Setting out on a journey that spans the entire kingdom of Faeland, Garlan will traverse impossible mountains and stormy seas and battle terrible monsters, all to keep the world he knows safe from an enemy who will stop at nothing to bring about a never-ending winter.
With a cast of fantastical characters to aid him in his quest, can Garlan overcome his self-doubt and find the courage he needs to rise above his humble station and become the hero he always dreamed of being?
The fate of the world rests in his hands.
“This will be a treacherous journey, Garlan, should the High Seasons decide to let you embark on it. There will be terrible perils along the way, and I daresay we will not return home completely unscathed if we return at all.”
Little White Hands was a book that caught my attention from the blurb alone, and the mention of the Seasons being at War. By complete chance, there is an aspect of that in one of the D&D campaigns I’m in at the moment, so it immediately resonated, but there was just something about ‘Almost five hundred years have passed since the Seasons were at war. Half a millennium since Winter defied Spring and lost.’ The entire blurb caught my intention, but that part intrigued me, and I leapt at the chance to read it. Then I saw the cover, which I love – I am a little biased towards foxes – but I just love everything from the colours to the composition, and after reading the book, it is a perfect representation of this tale. And as an added bonus point there is a map!!
I was immediately taken with Cushen’s approach and writing style in this book, it opens like a tale of old, and both the language and the tone had me smiling and knowing that I was going to enjoy this book before I’d even finished the first page. There is a whimsy and warmth to this book, and even though I wasn’t necessarily the target audience for this book – it’s middle grade, albeit with a few darker moments – it wrapped itself around me, and it was a pleasure to lose myself in the story. This is very much a fantastical adventure, steeped in high fantasy, but there was a comfort to this story – partly because the start does have you imagining that you’re sat around a fire in an old tavern listening to a bard regaling you with a tale of adventure, and there are many places where it felt like a hug in a book without ever losing the excitement and forward momentum of the story.
The characters had a charm all of their own. I have a soft spot for coming-of-age stories, and Garlan was a character that I just had to root for, there’s a wonderful blend of innocence, lack of experience and determination and he was one of my favourites. The other was Oldface, who had a way about him that had me laughing and looking forward to what he would say next. I felt that all the characters were well written, and fitting for the world, although I did find it very male-dominated.

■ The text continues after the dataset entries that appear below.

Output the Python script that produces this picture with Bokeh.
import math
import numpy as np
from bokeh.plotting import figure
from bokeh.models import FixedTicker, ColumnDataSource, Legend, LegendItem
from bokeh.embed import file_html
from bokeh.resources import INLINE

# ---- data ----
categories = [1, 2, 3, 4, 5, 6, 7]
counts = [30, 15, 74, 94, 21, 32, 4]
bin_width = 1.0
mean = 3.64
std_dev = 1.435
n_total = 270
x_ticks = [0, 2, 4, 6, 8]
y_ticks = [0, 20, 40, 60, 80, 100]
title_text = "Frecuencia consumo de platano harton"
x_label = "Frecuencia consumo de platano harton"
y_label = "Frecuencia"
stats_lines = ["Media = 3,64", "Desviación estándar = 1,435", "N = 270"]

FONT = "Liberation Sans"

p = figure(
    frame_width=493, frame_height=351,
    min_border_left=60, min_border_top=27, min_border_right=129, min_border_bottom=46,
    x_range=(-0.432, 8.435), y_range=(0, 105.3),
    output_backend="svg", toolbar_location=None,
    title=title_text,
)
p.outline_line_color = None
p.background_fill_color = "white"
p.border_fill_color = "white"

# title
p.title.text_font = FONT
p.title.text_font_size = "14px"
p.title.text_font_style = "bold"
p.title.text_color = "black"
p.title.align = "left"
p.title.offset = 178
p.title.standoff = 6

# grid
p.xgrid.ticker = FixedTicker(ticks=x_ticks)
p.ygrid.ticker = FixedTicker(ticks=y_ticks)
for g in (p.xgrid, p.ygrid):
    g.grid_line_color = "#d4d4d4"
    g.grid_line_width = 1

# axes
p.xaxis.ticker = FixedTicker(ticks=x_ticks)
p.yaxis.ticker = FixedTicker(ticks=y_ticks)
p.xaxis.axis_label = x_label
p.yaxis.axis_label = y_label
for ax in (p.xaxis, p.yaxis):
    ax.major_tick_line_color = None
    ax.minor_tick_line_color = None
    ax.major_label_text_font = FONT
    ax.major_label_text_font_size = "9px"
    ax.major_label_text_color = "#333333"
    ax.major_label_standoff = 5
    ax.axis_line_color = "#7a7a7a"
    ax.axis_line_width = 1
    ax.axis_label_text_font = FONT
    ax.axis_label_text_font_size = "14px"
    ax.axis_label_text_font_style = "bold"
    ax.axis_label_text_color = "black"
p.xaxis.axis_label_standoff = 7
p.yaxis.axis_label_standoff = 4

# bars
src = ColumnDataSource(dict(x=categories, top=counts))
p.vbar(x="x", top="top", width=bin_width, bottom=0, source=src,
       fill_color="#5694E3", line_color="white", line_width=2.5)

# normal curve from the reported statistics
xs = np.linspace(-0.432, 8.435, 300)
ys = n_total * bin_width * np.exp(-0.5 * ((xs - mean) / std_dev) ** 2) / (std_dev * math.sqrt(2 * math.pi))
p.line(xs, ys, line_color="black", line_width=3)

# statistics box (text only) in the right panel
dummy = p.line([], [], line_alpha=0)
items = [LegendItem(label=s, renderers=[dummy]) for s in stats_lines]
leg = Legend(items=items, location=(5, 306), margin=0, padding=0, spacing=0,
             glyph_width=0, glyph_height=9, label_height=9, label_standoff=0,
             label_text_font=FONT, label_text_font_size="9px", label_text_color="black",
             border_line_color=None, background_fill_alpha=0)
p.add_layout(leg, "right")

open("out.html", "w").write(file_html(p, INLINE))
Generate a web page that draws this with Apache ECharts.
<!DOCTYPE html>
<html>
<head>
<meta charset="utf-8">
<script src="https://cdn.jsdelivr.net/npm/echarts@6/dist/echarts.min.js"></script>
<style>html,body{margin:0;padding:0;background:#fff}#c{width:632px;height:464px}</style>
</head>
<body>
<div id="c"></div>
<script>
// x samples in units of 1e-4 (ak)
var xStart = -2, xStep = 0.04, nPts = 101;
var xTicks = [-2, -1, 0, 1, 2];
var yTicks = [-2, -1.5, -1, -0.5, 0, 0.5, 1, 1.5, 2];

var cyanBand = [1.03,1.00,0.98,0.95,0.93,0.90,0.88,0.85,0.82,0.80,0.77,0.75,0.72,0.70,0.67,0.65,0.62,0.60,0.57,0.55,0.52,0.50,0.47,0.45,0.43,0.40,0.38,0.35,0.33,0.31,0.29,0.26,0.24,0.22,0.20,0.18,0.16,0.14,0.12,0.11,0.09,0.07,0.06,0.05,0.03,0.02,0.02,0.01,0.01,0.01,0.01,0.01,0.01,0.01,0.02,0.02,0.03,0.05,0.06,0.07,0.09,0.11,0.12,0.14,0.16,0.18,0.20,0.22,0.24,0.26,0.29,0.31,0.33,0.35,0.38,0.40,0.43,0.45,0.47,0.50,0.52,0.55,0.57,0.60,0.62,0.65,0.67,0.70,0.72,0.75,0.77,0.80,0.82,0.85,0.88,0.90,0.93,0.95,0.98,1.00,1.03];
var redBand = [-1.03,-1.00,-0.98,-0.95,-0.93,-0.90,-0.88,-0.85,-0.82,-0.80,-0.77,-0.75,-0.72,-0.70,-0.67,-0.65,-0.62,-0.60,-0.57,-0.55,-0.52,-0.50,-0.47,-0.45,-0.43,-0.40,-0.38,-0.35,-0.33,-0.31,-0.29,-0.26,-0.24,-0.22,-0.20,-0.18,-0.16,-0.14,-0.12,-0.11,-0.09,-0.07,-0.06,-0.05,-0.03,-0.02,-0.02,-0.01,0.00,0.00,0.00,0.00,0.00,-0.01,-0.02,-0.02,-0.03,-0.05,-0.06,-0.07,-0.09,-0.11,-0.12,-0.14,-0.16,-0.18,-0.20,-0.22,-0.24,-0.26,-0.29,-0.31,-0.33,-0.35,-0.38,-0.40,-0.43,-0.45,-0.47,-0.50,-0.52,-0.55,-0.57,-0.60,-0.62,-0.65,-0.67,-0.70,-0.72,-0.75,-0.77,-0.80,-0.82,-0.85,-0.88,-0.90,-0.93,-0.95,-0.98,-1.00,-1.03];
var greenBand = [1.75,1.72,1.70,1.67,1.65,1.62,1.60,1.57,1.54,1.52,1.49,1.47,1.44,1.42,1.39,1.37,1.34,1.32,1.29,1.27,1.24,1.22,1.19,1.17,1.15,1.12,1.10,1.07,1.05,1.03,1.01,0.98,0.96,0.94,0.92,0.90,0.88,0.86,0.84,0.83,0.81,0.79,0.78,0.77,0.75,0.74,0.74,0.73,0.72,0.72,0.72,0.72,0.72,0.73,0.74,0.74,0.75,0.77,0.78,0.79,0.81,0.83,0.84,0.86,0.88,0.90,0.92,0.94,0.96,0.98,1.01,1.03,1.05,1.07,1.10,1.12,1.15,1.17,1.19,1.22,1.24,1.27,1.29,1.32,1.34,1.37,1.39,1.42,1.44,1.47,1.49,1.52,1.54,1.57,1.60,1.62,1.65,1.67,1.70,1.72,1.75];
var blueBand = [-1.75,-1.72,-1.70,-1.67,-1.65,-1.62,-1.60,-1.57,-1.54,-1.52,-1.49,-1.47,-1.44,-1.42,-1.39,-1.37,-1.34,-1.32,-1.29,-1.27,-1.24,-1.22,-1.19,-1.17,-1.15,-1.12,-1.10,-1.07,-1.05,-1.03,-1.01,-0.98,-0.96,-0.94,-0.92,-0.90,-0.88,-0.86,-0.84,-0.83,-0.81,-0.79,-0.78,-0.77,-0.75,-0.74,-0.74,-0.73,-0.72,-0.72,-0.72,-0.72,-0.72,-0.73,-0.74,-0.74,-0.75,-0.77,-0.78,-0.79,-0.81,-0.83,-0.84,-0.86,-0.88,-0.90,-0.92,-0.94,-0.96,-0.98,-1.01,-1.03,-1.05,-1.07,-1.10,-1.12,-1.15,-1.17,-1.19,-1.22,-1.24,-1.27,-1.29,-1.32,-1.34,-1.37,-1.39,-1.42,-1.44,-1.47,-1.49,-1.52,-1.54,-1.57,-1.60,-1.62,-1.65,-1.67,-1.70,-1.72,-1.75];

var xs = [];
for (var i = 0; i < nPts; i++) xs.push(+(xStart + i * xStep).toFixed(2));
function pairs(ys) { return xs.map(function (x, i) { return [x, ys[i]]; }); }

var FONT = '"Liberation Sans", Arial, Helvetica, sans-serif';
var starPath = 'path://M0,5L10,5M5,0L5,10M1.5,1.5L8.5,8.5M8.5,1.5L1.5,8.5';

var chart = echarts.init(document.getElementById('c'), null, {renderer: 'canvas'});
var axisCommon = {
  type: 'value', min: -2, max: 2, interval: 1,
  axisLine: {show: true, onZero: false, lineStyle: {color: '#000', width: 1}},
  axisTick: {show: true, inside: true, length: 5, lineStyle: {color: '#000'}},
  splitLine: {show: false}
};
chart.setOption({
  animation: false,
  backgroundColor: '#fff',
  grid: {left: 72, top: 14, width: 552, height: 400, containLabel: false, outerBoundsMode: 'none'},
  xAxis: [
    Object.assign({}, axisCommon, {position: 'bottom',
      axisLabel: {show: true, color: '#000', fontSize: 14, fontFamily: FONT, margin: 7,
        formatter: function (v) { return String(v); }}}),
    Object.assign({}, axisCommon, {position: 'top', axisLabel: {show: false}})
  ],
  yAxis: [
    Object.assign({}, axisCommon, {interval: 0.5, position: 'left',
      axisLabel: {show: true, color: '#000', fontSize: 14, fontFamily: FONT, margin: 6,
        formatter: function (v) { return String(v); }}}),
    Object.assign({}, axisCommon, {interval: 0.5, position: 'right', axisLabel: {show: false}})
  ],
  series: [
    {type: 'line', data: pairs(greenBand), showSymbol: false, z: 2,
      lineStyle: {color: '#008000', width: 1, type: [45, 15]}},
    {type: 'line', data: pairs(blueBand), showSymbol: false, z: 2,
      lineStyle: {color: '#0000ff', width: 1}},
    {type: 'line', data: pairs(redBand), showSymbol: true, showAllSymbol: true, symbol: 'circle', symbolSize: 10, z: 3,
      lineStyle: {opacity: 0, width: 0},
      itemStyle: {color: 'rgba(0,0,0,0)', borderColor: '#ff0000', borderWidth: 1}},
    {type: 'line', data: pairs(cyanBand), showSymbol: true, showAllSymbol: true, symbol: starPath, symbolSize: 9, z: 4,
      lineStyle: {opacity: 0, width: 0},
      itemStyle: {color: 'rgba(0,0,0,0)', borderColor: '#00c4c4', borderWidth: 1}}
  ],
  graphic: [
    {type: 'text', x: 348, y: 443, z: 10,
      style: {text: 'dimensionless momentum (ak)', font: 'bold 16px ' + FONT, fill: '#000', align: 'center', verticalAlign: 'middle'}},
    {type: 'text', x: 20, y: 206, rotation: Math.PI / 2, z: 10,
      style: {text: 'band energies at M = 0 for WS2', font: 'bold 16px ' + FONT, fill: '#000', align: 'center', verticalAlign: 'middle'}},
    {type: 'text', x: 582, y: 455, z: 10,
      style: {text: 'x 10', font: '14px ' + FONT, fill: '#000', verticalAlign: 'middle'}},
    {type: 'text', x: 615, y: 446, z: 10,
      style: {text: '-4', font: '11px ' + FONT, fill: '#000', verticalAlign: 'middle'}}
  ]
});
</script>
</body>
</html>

I enjoyed the worldbuilding, which had a similar sense of whimsy to the writing. There were some places in particular where it had an almost Ghibli-esque vibe which was wonderful. This was very much a high fantasy world, but Cushen put his own spin on it, and I very much enjoyed the journey across this world with Garlan and his companions and seeing the different regions, creatures and people. There was a breadth and depth to the world that was fitting for the story, without losing the whimsy that is such a dominant and wonderful characteristic of this book.
I had so much fun with this book, and I can’t wait to see what lies ahead for Garlan Greatheart. A brilliant debut that I wouldn’t hesitate to recommend, particularly for anyone in search of adventure with more than a little whimsy along the road.
If you’ve read it, or read it in the future, please feel free to shout at me about this fantastic book.